Nothing outside the range from the line with "Give me the matplotlib source for this chart." to the line with "from matplotlib.ticker import MultipleLocator" belongs in the copy, and no pictures do either; repeat that range exactly.

Figure scripts:
((

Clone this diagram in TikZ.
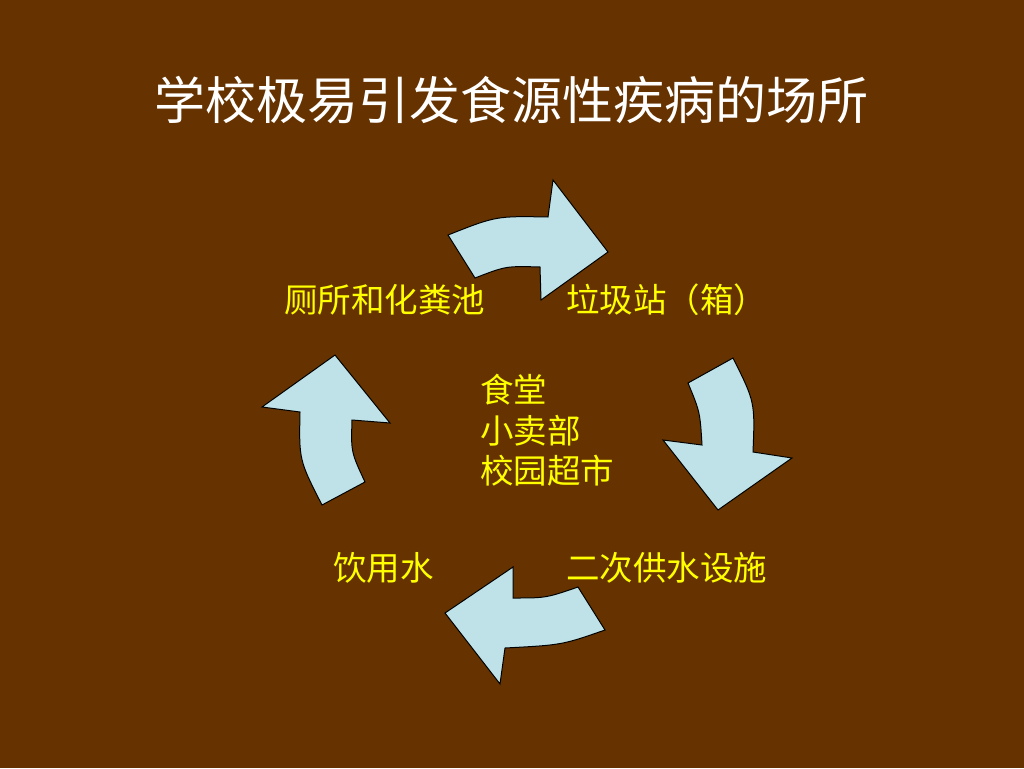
\documentclass[tikz,border=0pt]{standalone}
\usepackage{fontspec}
\newfontfamily\cjk{Noto Sans CJK SC}
\definecolor{bg}{RGB}{102,51,0}
\definecolor{arrowfill}{RGB}{190,226,231}
\definecolor{lbl}{RGB}{255,255,0}
\tikzset{
  blockarrow/.style={draw=black, line width=1pt, fill=arrowfill, line join=miter},
  lab/.style={text=lbl, font=\cjk\fontsize{33.5}{40}\selectfont, anchor=west, inner sep=0pt},
  titletext/.style={text=white, font=\cjk\fontsize{51}{60}\selectfont, inner sep=0pt}
}
\begin{document}
\begin{tikzpicture}[x=1pt,y=-1pt]
\fill[bg] (0,0) rectangle (1024,768);
\useasboundingbox (0,0) rectangle (1024,768);

\node[titletext] (title) at (511.5,100) {学校极易引发食源性疾病的场所};

% top arrow
\draw[blockarrow] (475,278) -- (448,235) .. controls (496,216) .. (548,217)
  -- (553,180) -- (608,252) -- (541,300) -- (540,267)
  .. controls (506,266) .. (475,278) -- cycle;
% right arrow
\draw[blockarrow] (688,383) -- (733,358) .. controls (755,402) .. (753,452)
  -- (792,458) -- (718,510) -- (663,440) -- (702,445)
  .. controls (700,412) .. (688,383) -- cycle;
% bottom arrow
\draw[blockarrow] (605,630) -- (578,587) .. controls (546,598) .. (513,598)
  -- (513,567) -- (445,613) -- (500,684) -- (505,648)
  .. controls (562,645) .. (605,630) -- cycle;
% left arrow
\draw[blockarrow] (322,505) -- (365,482) .. controls (351,452) .. (352,420)
  -- (390,423) -- (335,355) -- (262,407) -- (300,412)
  .. controls (299,460) .. (322,505) -- cycle;

\node[lab] (toilet) at (284,300) {厕所和化粪池};
\node[lab] (garbage) at (566,300) {垃圾站（箱）};
\node[lab] (canteen) at (480,390) {食堂};
\node[lab] (shop) at (480,431) {小卖部};
\node[lab] (market) at (480,471) {校园超市};
\node[lab] (drink) at (333,568) {饮用水};
\node[lab] (supply) at (566,568) {二次供水设施};
\end{tikzpicture}
\end{document}
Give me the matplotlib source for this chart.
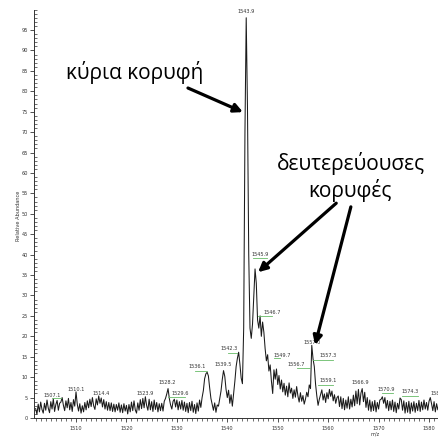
import numpy as np
import matplotlib
matplotlib.use("Agg")
import matplotlib.pyplot as plt
from matplotlib.ticker import MultipleLocator

# ---------------- data ----------------
mz_start, mz_step = 1502.0, 0.25
intensity = [
    # 1502.00 - 1506.75
    2.3, 0.9, 3.4, 1.5, 3.9, 2.1, 1.2, 3.6, 1.9, 4.4, 2.4, 1.3, 4.0, 2.2, 4.7, 1.6, 3.3, 4.3, 1.9, 3.6,
    # 1507.00 - 1511.75
    3.9, 5.0, 3.1, 1.8, 4.2, 2.5, 4.8, 2.0, 3.8, 1.6, 4.5, 2.9, 6.4, 3.4, 1.7, 3.5, 1.2, 3.0, 1.5, 3.8,
    # 1512.00 - 1516.75
    2.0, 4.2, 2.5, 4.6, 2.8, 5.0, 3.0, 2.1, 4.7, 3.2, 5.4, 3.6, 4.9, 2.7, 4.5, 2.2, 4.0, 1.9, 3.8, 1.8,
    # 1517.00 - 1521.75
    3.7, 1.6, 3.4, 1.5, 3.3, 1.9, 3.7, 1.4, 3.2, 1.3, 3.5, 1.7, 3.1, 1.0, 3.3, 1.5, 3.9, 1.8, 4.2, 2.0,
    # 1522.00 - 1526.75
    1.2, 3.7, 1.9, 4.5, 2.3, 4.8, 2.5, 5.2, 3.1, 1.9, 4.6, 2.0, 4.0, 1.6, 4.4, 2.1, 3.8, 1.5, 3.5, 1.8,
    # 1527.00 - 1531.75
    3.6, 1.7, 4.1, 4.8, 5.9, 7.2, 4.8, 3.2, 2.2, 4.1, 4.6, 2.7, 4.4, 2.0, 4.0, 2.2, 4.3, 1.9, 3.9, 1.6,
    # 1532.00 - 1536.75
    3.6, 1.3, 3.8, 1.8, 4.1, 1.4, 3.3, 1.1, 3.7, 1.7, 4.4, 2.6, 5.0, 6.7, 9.6, 10.8, 11.2, 10.3, 7.4, 4.8,
    # 1537.00 - 1541.75
    3.3, 1.9, 3.7, 1.4, 3.2, 2.9, 4.8, 6.6, 9.4, 11.6, 10.2, 7.0, 5.0, 6.8, 3.6, 5.7, 2.9, 6.0, 9.0, 12.6,
    # 1542.00 - 1546.75
    14.6, 16.1, 13.2, 9.8, 8.4, 22.0, 70.0, 98.0, 76.0, 40.0, 22.0, 19.5, 23.0, 30.0, 36.5, 33.0, 24.0, 22.0, 25.0, 20.0,
    # 1547.00 - 1551.75
    23.5, 21.0, 17.0, 14.0, 15.5, 11.5, 13.0, 9.0, 6.0, 11.8, 9.5, 12.0, 8.2, 10.4, 7.1, 9.3, 6.4, 8.5, 5.6, 7.8,
    # 1552.00 - 1556.75
    5.2, 8.6, 6.1, 7.3, 4.8, 6.9, 5.1, 7.7, 5.4, 3.9, 6.2, 4.1, 5.5, 3.4, 4.6, 6.3, 5.2, 8.1, 7.2, 17.8,
    # 1557.00 - 1561.75
    14.5, 12.6, 8.3, 5.4, 3.1, 4.6, 5.8, 6.9, 4.4, 5.9, 3.8, 6.2, 4.7, 7.0, 5.3, 6.6, 4.2, 5.7, 3.6, 5.0,
    # 1562.00 - 1566.75
    5.4, 2.8, 5.2, 2.3, 4.8, 2.0, 4.4, 2.4, 5.2, 2.2, 4.6, 2.7, 5.6, 3.0, 6.6, 3.5, 7.0, 3.2, 6.1, 7.2,
    # 1567.00 - 1571.75
    4.0, 6.3, 2.6, 5.0, 1.9, 4.4, 1.6, 4.0, 1.8, 4.3, 1.5, 3.8, 2.2, 4.4, 4.6, 5.2, 3.6, 5.0, 2.4, 4.3,
    # 1572.00 - 1576.75
    1.8, 4.1, 2.0, 4.4, 1.6, 3.9, 1.3, 3.6, 2.2, 4.9, 4.5, 1.9, 4.2, 1.2, 3.8, 1.4, 4.1, 1.1, 3.7, 1.7,
    # 1577.00 - 1581.75
    4.0, 1.4, 3.6, 1.8, 4.3, 1.6, 3.9, 2.0, 4.4, 2.2, 3.8, 1.9, 4.1, 5.0, 3.5, 1.8, 4.0, 1.5, 3.5, 2.0,
    3.4,
]
mz = mz_start + mz_step * np.arange(len(intensity))

peak_labels = ["1507.1", "1510.1", "1514.4", "1523.9", "1528.2", "1529.6", "1536.1",
               "1539.5", "1542.3", "1543.9", "1545.9", "1546.7", "1549.7", "1556.7",
               "1557.0", "1557.3", "1559.1", "1566.9", "1570.9", "1574.3", "1580.3"]

x_ticks = [1510, 1520, 1530, 1540, 1550, 1560, 1570, 1580]
y_ticks = list(range(0, 100, 5))

annot_main = "κύρια κορυφή"
annot_second_1 = "δευτερεύουσες"
annot_second_2 = "κορυφές"

# ---------------- layout ----------------
# label positions (x in m/z, y in % intensity) and leader lines (x0, x1, y)
label_pos = [(1505.2, 5.6), (1510.0, 6.9), (1514.9, 6.1), (1523.7, 6.1), (1528.0, 8.6),
             (1530.6, 5.9), (1534.0, 12.5), (1539.1, 13.2), (1540.3, 17.1), (1543.75, 99.6),
             (1546.5, 40.1), (1548.9, 25.8), (1550.8, 15.4), (1553.6, 13.2), (1556.8, 18.6),
             (1560.0, 15.2), (1560.0, 9.1), (1566.3, 8.6), (1571.5, 7.1), (1576.2, 6.4),
             (1580.2, 5.9)]
leaders = [(1505.2, 1507.0, 4.9), (1528.2, 1531.6, 5.1), (1533.6, 1536.0, 11.5),
           (1540.1, 1541.9, 15.9), (1545.1, 1547.9, 39.2), (1546.1, 1548.9, 24.9),
           (1549.3, 1550.5, 14.7), (1553.8, 1556.4, 12.2), (1557.0, 1561.0, 14.2),
           (1558.0, 1561.0, 8.1), (1570.7, 1572.9, 6.1), (1574.6, 1577.8, 5.4)]

W, H = 438, 437
fig = plt.figure(figsize=(W / 100, H / 100), dpi=100)
ax = fig.add_axes([34 / W, (H - 418) / H, (W - 34) / W, (418 - 9.6) / H])

ax.plot(mz, intensity, color="#1a1a1a", lw=0.75)
ax.set_xlim(1501.67, 1581.78)
ax.set_ylim(0, 100)

for s in ("top", "right"):
    ax.spines[s].set_visible(False)
for s in ("left", "bottom"):
    ax.spines[s].set_linewidth(0.7)
    ax.spines[s].set_color("#333333")

ax.set_xticks(x_ticks)
ax.set_yticks(y_ticks)
ax.xaxis.set_minor_locator(MultipleLocator(1))
ax.yaxis.set_minor_locator(MultipleLocator(1))
ax.tick_params(axis="both", which="major", labelsize=3.6, length=3, width=0.6,
               colors="#333333", pad=1.5)
ax.tick_params(axis="y", which="minor", direction="in", length=1.8, width=0.5, colors="#333333")
ax.tick_params(axis="x", which="minor", direction="out", length=1.8, width=0.5, colors="#333333")
ax.tick_params(axis="x", which="major", pad=2.5)

fig.text(18 / W, 1 - 216 / H, "Relative Abundance", rotation=90, fontsize=3.6,
         color="#333333", ha="center", va="center")
fig.text(375 / W, 1 - 434 / H, "m/z", fontsize=3.6, color="#333333", ha="center", va="center")

for txt, (lx, ly) in zip(peak_labels, label_pos):
    ha = "left" if txt == "1580.3" else "center"
    ax.text(lx, ly, txt, fontsize=3.6, color="#333333", ha=ha, va="center", clip_on=False)
for x0, x1, yy in leaders:
    ax.plot([x0, x1], [yy, yy], color="#66bb66", lw=0.6)

greek = ["Open Sans", "DejaVu Sans"]
ax.text(1521.7, 84.5, annot_main, fontsize=15, family=greek, ha="center", va="center")
ax.text(1564.5, 62.4, annot_second_1, fontsize=15, family=greek, ha="center", va="center")
ax.text(1564.3, 55.8, annot_second_2, fontsize=15, family=greek, ha="center", va="center")

arrow = dict(arrowstyle="-|>", lw=2.3, color="black", mutation_scale=13, shrinkA=0, shrinkB=0)
ax.annotate("", xy=(1543.1, 74.9), xytext=(1532.2, 80.8), arrowprops=arrow)
ax.annotate("", xy=(1546.1, 35.7), xytext=(1561.6, 52.6), arrowprops=arrow)
ax.annotate("", xy=(1557.4, 17.9), xytext=(1564.5, 51.7), arrowprops=arrow)

fig.savefig("out.png", dpi=100)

))

_Task response_.
Give me the matplotlib source for this chart.
import numpy as np
import matplotlib
matplotlib.use("Agg")
import matplotlib.pyplot as plt
from matplotlib.ticker import MultipleLocator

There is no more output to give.